Paul Welch of Largemortgageloans said: "There has been a huge correction for £1m homes during this downturn. Consequently, now is an ideal time to buy the dream home in London or the country pad, and many of our high net worth clients are looking to get in."

However, lack of mortgage finance is proving an obstacle. Best-buy mortgages from HSBC and Chelsea building society - a two-year fix at 2.49% and a five-year fix at 4.5% respectively - have a maximum loan size of just £250,000 and £500,000 respectively.

The best rate for loans up to £1m is Abbey's two-year fix at 3.65% with a fee of £995 for borrowers with a 30% deposit and five-year fix at 4.69%, again with a fee of £995 for borrowers with a 30% deposit.

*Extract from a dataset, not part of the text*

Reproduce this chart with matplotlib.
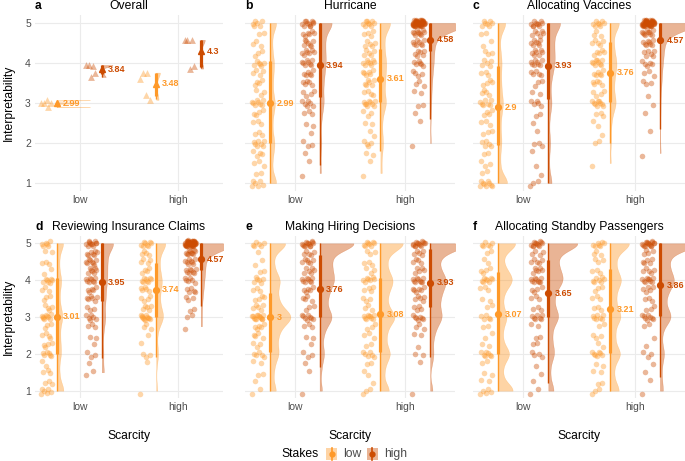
import numpy as np
import matplotlib.pyplot as plt
from matplotlib.patches import Rectangle
from matplotlib.lines import Line2D

plt.rcParams['font.family'] = ['Liberation Sans', 'DejaVu Sans']

# --- data -------------------------------------------------------------
scarcity = ['low', 'high']
stakes = ['low', 'high']
stake_colors = ['#FE9929', '#CC4C02']

scenarios = ['Hurricane', 'Allocating Vaccines', 'Reviewing Insurance Claims',
             'Making Hiring Decisions', 'Allocating Standby Passengers']
tags = ['b', 'c', 'd', 'e', 'f']

# response levels and how many participants gave each one
# group order: (scarcity low, stakes low), (low, high), (high, low), (high, high)
levels = [1, 1.25, 1.5, 1.75, 2, 2.25, 2.5, 2.75, 3, 3.25, 3.5, 3.75, 4, 4.25, 4.5, 4.75, 5]

hurricane_counts = [
    [6, 2, 3, 4, 7, 3, 3, 4, 8, 3, 4, 4, 6, 3, 3, 2, 6],
    [0, 1, 1, 1, 3, 1, 2, 3, 6, 4, 5, 6, 8, 7, 7, 6, 11],
    [0, 1, 1, 2, 4, 2, 2, 3, 9, 4, 6, 6, 8, 5, 5, 4, 9],
    [0, 0, 0, 0, 1, 0, 1, 1, 2, 2, 3, 4, 6, 6, 8, 10, 50],
]
vaccines_counts = [
    [9, 2, 3, 2, 5, 3, 3, 4, 7, 4, 4, 3, 5, 3, 2, 2, 7],
    [3, 1, 1, 1, 3, 1, 1, 2, 5, 2, 3, 5, 8, 7, 7, 6, 10],
    [0, 0, 1, 0, 2, 1, 2, 3, 9, 4, 5, 6, 9, 5, 5, 3, 8],
    [0, 0, 0, 1, 0, 1, 0, 1, 1, 1, 3, 3, 5, 6, 8, 10, 50],
]
insurance_counts = [
    [6, 3, 3, 2, 6, 4, 4, 3, 9, 4, 3, 3, 7, 2, 3, 2, 6],
    [0, 0, 2, 1, 3, 1, 2, 3, 6, 3, 6, 5, 8, 7, 8, 7, 11],
    [1, 0, 0, 1, 3, 1, 1, 3, 11, 5, 4, 5, 8, 4, 4, 4, 8],
    [0, 0, 0, 0, 0, 0, 0, 1, 2, 2, 3, 5, 6, 8, 8, 10, 48],
]
hiring_counts = [
    [2, 1, 2, 2, 5, 3, 4, 5, 13, 5, 4, 3, 6, 2, 2, 1, 6],
    [1, 0, 1, 1, 3, 1, 2, 3, 8, 3, 4, 5, 8, 6, 6, 5, 13],
    [3, 1, 2, 2, 6, 2, 3, 3, 9, 3, 3, 4, 7, 3, 3, 3, 8],
    [1, 0, 0, 1, 2, 1, 2, 3, 7, 4, 5, 6, 9, 5, 4, 5, 14],
]
standby_counts = [
    [5, 2, 2, 2, 7, 2, 2, 2, 5, 2, 2, 3, 8, 4, 2, 2, 6],
    [2, 1, 1, 1, 4, 2, 2, 2, 7, 3, 3, 4, 9, 6, 5, 4, 12],
    [3, 2, 2, 2, 7, 2, 3, 2, 7, 3, 3, 3, 7, 3, 3, 3, 7],
    [1, 1, 1, 1, 3, 1, 1, 2, 8, 3, 3, 5, 9, 5, 5, 4, 16],
]

# means shown as labels
hurricane_means = [2.99, 3.94, 3.61, 4.58]
vaccines_means = [2.9, 3.93, 3.76, 4.57]
insurance_means = [3.01, 3.95, 3.74, 4.57]
hiring_means = [3.0, 3.76, 3.08, 3.93]
standby_means = [3.07, 3.65, 3.21, 3.86]
overall_means = [2.99, 3.84, 3.48, 4.3]

# intervals: thick low, thick high, thin low, thin high
hurricane_iv = [[2.0, 4.05, 1.0, 5.0], [3.15, 5.0, 1.45, 5.0], [3.03, 4.35, 1.8, 5.0], [4.3, 5.0, 2.6, 5.0]]
vaccines_iv = [[1.95, 3.93, 1.0, 5.0], [3.1, 5.0, 1.0, 5.0], [3.03, 4.53, 2.0, 5.0], [4.5, 5.0, 2.35, 5.0]]
insurance_iv = [[2.0, 4.05, 1.0, 5.0], [3.43, 5.0, 1.88, 5.0], [2.99, 4.46, 1.92, 5.0], [4.28, 5.0, 3.3, 5.0]]
hiring_iv = [[2.06, 3.64, 1.0, 5.0], [3.01, 4.68, 1.65, 5.0], [2.06, 4.05, 1.0, 5.0], [3.26, 4.85, 1.92, 5.0]]
standby_iv = [[2.0, 4.21, 1.0, 5.0], [3.0, 4.55, 1.2, 5.0], [2.03, 4.3, 1.0, 5.0], [3.03, 5.0, 1.38, 5.0]]

all_counts = [hurricane_counts, vaccines_counts, insurance_counts, hiring_counts, standby_counts]
all_means = [hurricane_means, vaccines_means, insurance_means, hiring_means, standby_means]
all_iv = [hurricane_iv, vaccines_iv, insurance_iv, hiring_iv, standby_iv]

# --- layout -----------------------------------------------------------
W, H = 685, 461
fig = plt.figure(figsize=(W / 100, H / 100), dpi=100)


def add_ax(left, top, w, h):
    return fig.add_axes([left / W, 1 - (top + h) / H, w / W, h / H])


col_px = [(35, 188), (245, 210), (473, 212)]
row_px = [(15, 176), (236, 162)]

DODGE = 0.225
PT_SHIFT = 0.105
SLAB_W = 0.33
SCEN_BW = 0.19


def rule_bw(v):
    sd = v.std(ddof=1)
    iqr = np.subtract(*np.percentile(v, [75, 25])) / 1.34
    spread = min(sd, iqr) if iqr > 0 else sd
    return max(0.45 * spread * len(v) ** -0.2, 0.005)


def kde(vals, bw):
    lo, hi = vals.min(), vals.max()
    grid = np.linspace(lo, hi, 600)
    d = np.zeros_like(grid)
    for src in (vals, 2 * lo - vals, 2 * hi - vals):
        d += np.exp(-0.5 * ((grid[:, None] - src[None, :]) / bw) ** 2).sum(axis=1)
    return grid, d / (len(vals) * bw * np.sqrt(2 * np.pi))


def style(ax, left_col, bottom_row):
    ax.set_xlim(0.55, 2.45)
    ax.set_ylim(0.8, 5.2)
    ax.set_xticks([1, 2])
    ax.set_xticklabels(scarcity)
    ax.set_yticks([1, 2, 3, 4, 5])
    ax.grid(color='#EBEBEB', lw=0.8)
    ax.set_axisbelow(True)
    for s in ax.spines.values():
        s.set_visible(False)
    ax.tick_params(length=0, labelsize=7.5, labelcolor='#4D4D4D', pad=3)
    if left_col:
        ax.set_ylabel('Interpretability', fontsize=8.7, labelpad=7)
    else:
        ax.set_yticklabels([])
    if bottom_row:
        ax.set_xlabel('Scarcity', fontsize=8.7, labelpad=13)


def draw_group(ax, xc, k, vals, mean, iv, bw, dmax, marker, jitter_y):
    c = stake_colors[k % 2]
    # slab
    g, d = kde(vals, bw)
    ax.fill_betweenx(g, xc, xc + SLAB_W * d / dmax, color=c, alpha=0.42, lw=0.3, ec=c)
    # jittered raw points
    n = len(vals)
    i = np.arange(n)
    jx = ((i * 0.6180339887) % 1 - 0.5) * 0.11
    jy = ((i * 0.7548776662) % 1 - 0.5) * 2 * jitter_y
    size = 16 if marker == 'o' else 24
    ax.scatter(xc - PT_SHIFT + jx, vals + jy, s=size, marker=marker, color=c,
               alpha=0.4, lw=0, zorder=3)
    # point + intervals
    ax.plot([xc, xc], [iv[2], iv[3]], color=c, lw=1.0, solid_capstyle='butt', zorder=4)
    ax.plot([xc, xc], [iv[0], iv[1]], color=c, lw=2.3, solid_capstyle='butt', zorder=4)
    ax.plot(xc, mean, marker=marker, color=c, ms=4.2, zorder=5)
    ax.text(xc + 0.06, mean, f'{mean:g}', color=c, fontsize=6.5, fontweight='bold',
            va='center', ha='left', zorder=6)


def group_x(k):
    return [1, 1, 2, 2][k] + (-DODGE if k % 2 == 0 else DODGE)


# panel a: overall, built from the scenario means
ax = add_ax(col_px[0][0], row_px[0][0], col_px[0][1], row_px[0][1])
style(ax, True, False)
tri = [np.array([m[k] for m in all_means]) for k in range(4)]
tri_bw = [rule_bw(v) for v in tri]
dmax = max(kde(v, b)[1].max() for v, b in zip(tri, tri_bw))
for k in range(4):
    q = np.quantile(tri[k], [0.17, 0.83, 0.025, 0.975])
    draw_group(ax, group_x(k), k, tri[k], overall_means[k], q, tri_bw[k], dmax, '^', 0.0)
ax.set_title('Overall', fontsize=8.7, pad=4)
ax.set_title('a', loc='left', fontsize=8.7, fontweight='bold', pad=4)

# scenario panels
slots = [(0, 1), (0, 2), (1, 0), (1, 1), (1, 2)]
for s, (r, cidx) in enumerate(slots):
    ax = add_ax(col_px[cidx][0], row_px[r][0], col_px[cidx][1], row_px[r][1])
    style(ax, cidx == 0, r == 1)
    vals = [np.repeat(levels, all_counts[s][k]).astype(float) for k in range(4)]
    dmax = max(kde(v, SCEN_BW)[1].max() for v in vals)
    for k in range(4):
        draw_group(ax, group_x(k), k, vals[k], all_means[s][k], all_iv[s][k],
                   SCEN_BW, dmax, 'o', 0.08)
    ax.set_title(scenarios[s], fontsize=8.7, pad=4)
    ax.set_title(tags[s], loc='left', fontsize=8.7, fontweight='bold', pad=4)


# legend, drawn in pixel coordinates of the figure
def fx(px):
    return px / W


def fy(py):
    return 1 - py / H


fig.text(fx(300), fy(454), 'Stakes', fontsize=8.7, ha='center', va='center')
for c, lab, x0 in zip(stake_colors, stakes, [326, 367]):
    fig.patches.append(Rectangle((fx(x0), fy(460)), 11 / W, 12 / H, transform=fig.transFigure,
                                 color=c, alpha=0.42, lw=0))
    fig.lines.append(Line2D([fx(x0 + 5.5)] * 2, [fy(460), fy(448)], transform=fig.transFigure,
                            color=c, lw=1.2))
    fig.lines.append(Line2D([fx(x0 + 5.5)], [fy(454)], transform=fig.transFigure,
                            color=c, marker='o', ms=3.5))
    fig.text(fx(x0 + 17), fy(454), lab, fontsize=8.7, color='#4D4D4D', ha='left', va='center')

fig.savefig('out.png', dpi=100)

Marsh & Parsons, the estate agent, reports that 92% of buyers in the past month at their Notting Hill, Kensington, Holland Park and north Kensington branches were cash buyers - and, of those, 42% were foreign.

In a move that could further block any turnround, lenders are increasing rates for borrowers who apply for a further advance - often used by those who need to borrow more to move home but are trapped in their existing deal.

Last week, Nationwide became the latest to do so, raising rates on further advances by 0.3 percentage points - or about £85 a month on a £500,000 mortgage.

While a two-year fixed-rate mortgage for an existing borrower with a 40% deposit looking to remortgage at the end of their term is 4.79%, the same borrower, who is not at the end of their term and wants additional borrowing on their same loan, will pay 5.88%.

Louise Cuming of Moneysupermarket, the comparison website, said: "Many of those looking for a further advance are tied in by the early repayment charge on their deal - so they don't want to remortgage. They are between a rock and a hard place - if they have a further advance they pay well over the odds, but if they remortgage they have to pay the penalty to escape."